Allan May is an authority on the history of organized crime in the United States and has a personal library of over 800 books on the subject. Two of May’s works have been published – Mob Stories (2001) and Gangland Gotham (2009). He is currently under contract for a three-book series with Praeger Publishers.
May is also the historian at Lake View Cemetery and on the speaker's bureau. He wrote the "Who's Who of Lake View Cemetery" which includes biographies on over 250 noted personalities buried there. In the past he has written a monthly historical column for the Cleveland Plain Dealer Sunday Magazine.
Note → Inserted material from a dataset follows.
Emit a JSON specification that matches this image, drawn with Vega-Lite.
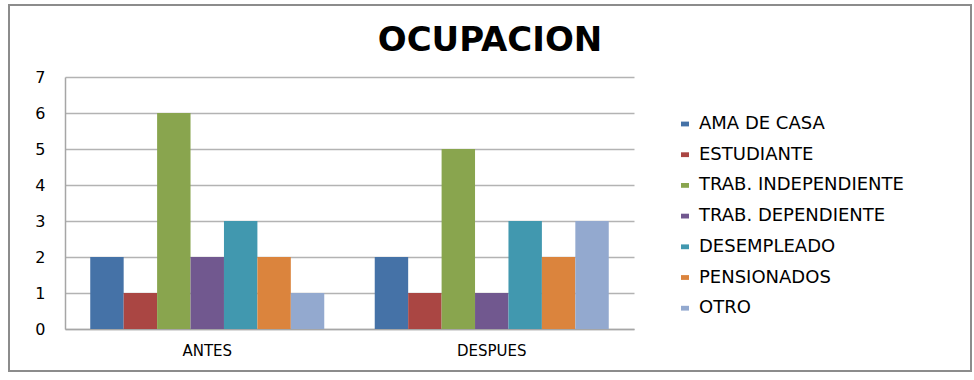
{
  "$schema": "https://vega.github.io/schema/vega-lite/v6.json",
  "width": 962,
  "height": 366,
  "autosize": {"type": "none"},
  "padding": {"left": 9, "top": 5, "right": 3, "bottom": 9},
  "background": "white",
  "title": {"text": "OCUPACION", "font": "DejaVu Sans", "fontSize": 34, "fontWeight": "bold", "color": "black", "anchor": "middle", "frame": "group", "offset": -53},
  "data": {"values": [
    {"periodo": "ANTES", "serie": "AMA DE CASA", "valor": 2},
    {"periodo": "ANTES", "serie": "ESTUDIANTE", "valor": 1},
    {"periodo": "ANTES", "serie": "TRAB. INDEPENDIENTE", "valor": 6},
    {"periodo": "ANTES", "serie": "TRAB. DEPENDIENTE", "valor": 2},
    {"periodo": "ANTES", "serie": "DESEMPLEADO", "valor": 3},
    {"periodo": "ANTES", "serie": "PENSIONADOS", "valor": 2},
    {"periodo": "ANTES", "serie": "OTRO", "valor": 1},
    {"periodo": "DESPUES", "serie": "AMA DE CASA", "valor": 2},
    {"periodo": "DESPUES", "serie": "ESTUDIANTE", "valor": 1},
    {"periodo": "DESPUES", "serie": "TRAB. INDEPENDIENTE", "valor": 5},
    {"periodo": "DESPUES", "serie": "TRAB. DEPENDIENTE", "valor": 1},
    {"periodo": "DESPUES", "serie": "DESEMPLEADO", "valor": 3},
    {"periodo": "DESPUES", "serie": "PENSIONADOS", "valor": 2},
    {"periodo": "DESPUES", "serie": "OTRO", "valor": 3}
  ]},
  "mark": {"type": "bar"},
  "encoding": {
    "x": {
      "field": "periodo", "type": "nominal", "sort": ["ANTES", "DESPUES"],
      "scale": {"range": [56, 625], "paddingInner": 0, "paddingOuter": 0},
      "axis": {"title": null, "labelAngle": 0, "offset": -42, "ticks": false, "grid": false, "domainColor": "#a6a6a6", "domainWidth": 1.5, "labelFont": "DejaVu Sans", "labelFontSize": 15, "labelColor": "black", "labelPadding": 14}
    },
    "xOffset": {
      "field": "serie", "type": "nominal",
      "sort": ["AMA DE CASA", "ESTUDIANTE", "TRAB. INDEPENDIENTE", "TRAB. DEPENDIENTE", "DESEMPLEADO", "PENSIONADOS", "OTRO"],
      "scale": {"paddingInner": 0, "paddingOuter": 0.755}
    },
    "y": {
      "field": "valor", "type": "quantitative",
      "scale": {"domain": [0, 7], "range": [324, 72], "nice": false, "zero": true},
      "axis": {"title": null, "offset": -56, "values": [0, 1, 2, 3, 4, 5, 6, 7], "ticks": false, "grid": true, "gridColor": "#b3b3b3", "gridWidth": 1.5, "domainColor": "#a6a6a6", "domainWidth": 1.5, "labelFont": "DejaVu Sans", "labelFontSize": 16, "labelColor": "black", "labelPadding": 20}
    },
    "color": {
      "field": "serie", "type": "nominal",
      "sort": ["AMA DE CASA", "ESTUDIANTE", "TRAB. INDEPENDIENTE", "TRAB. DEPENDIENTE", "DESEMPLEADO", "PENSIONADOS", "OTRO"],
      "scale": {
        "domain": ["AMA DE CASA", "ESTUDIANTE", "TRAB. INDEPENDIENTE", "TRAB. DEPENDIENTE", "DESEMPLEADO", "PENSIONADOS", "OTRO"],
        "range": ["#4572A7", "#AA4643", "#89A54E", "#71588F", "#4198AF", "#DB843D", "#93A9CF"]
      },
      "legend": {
        "orient": "none", "legendX": 667, "legendY": 110, "title": null,
        "symbolType": "M-1,-0.6H1V0.6H-1Z", "symbolSize": 64, "symbolStrokeWidth": 0,
        "labelFont": "DejaVu Sans", "labelFontSize": 18, "labelColor": "black", "labelLimit": 320,
        "rowPadding": 12.7, "labelOffset": 5, "padding": 0
      }
    }
  },
  "config": {"view": {"stroke": "#8c8c8c", "strokeWidth": 2}}
}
His website is http://www.allanrmay.com/
The Cleveland Police Department Never Gave Up!
From the moment of the senseless double-murder on New Year’s Eve Day 1920, the police never gave up the hunt for the six suspects involved in a payroll robbery-gone bad. Police officers and prosecutors tracked to and /or arrested the killers in Los Angeles, Mexico City, San Francisco and finally Sicily, taking some fifteen years to make sure justice was served.
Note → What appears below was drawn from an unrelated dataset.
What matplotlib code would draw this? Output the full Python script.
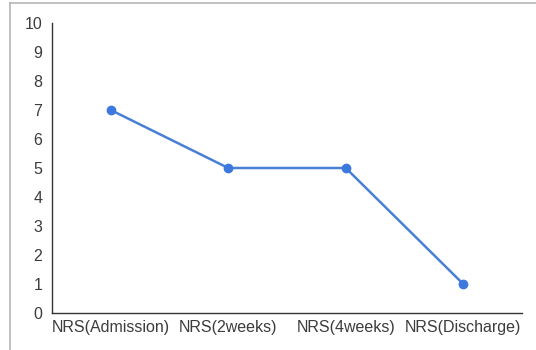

The crime was carried out by members of Cleveland’s infamous Mayfield Road Mob. The plot to rob the local businessmen was hatched after one gang member, convicted of auto theft, was desperate for cash to file an appeal. Short on manpower, the gang’s leader was forced to involve himself and an immature teenager in the daring hold-up. The young man’s inexperience led to the double slaying and the manhunt was on.
In the end, of the six participants, three would pay with their lives in the electric chair, one would be sent to prison for life, another received 30 years at hard labor, and the last one, the younger brother of Cleveland’s first Mafia boss, would go free.
This story also gives a chilling look at one of the most violent periods the city of Cleveland has ever faced. When a new prosecutor took office on January 1, 1921, he was faced with handling three sensational murder trials in addition to the one which took place only the day before. This lawless period resulted in the Cleveland Crime Survey of 1921, the country’s first in depth study of the justice system in a major United States city.
“Crimetown, U.S.A.” is a narrative of organized crime in Youngstown, Ohio and the surrounding Mahoning Valley during the years 1933 to 1963. It begins with the Valley's participation in the Midwest Crime Wave of 1933-34, describing the demise of the legendary bank robber “Pretty Boy” Floyd. This is followed by the demise of one of the Valley’s own in the brutal slaying of “Happy” Marino, which also happens to be one of the Valley’s few gangland murders in which all the participants were tried, convicted and sent to prison.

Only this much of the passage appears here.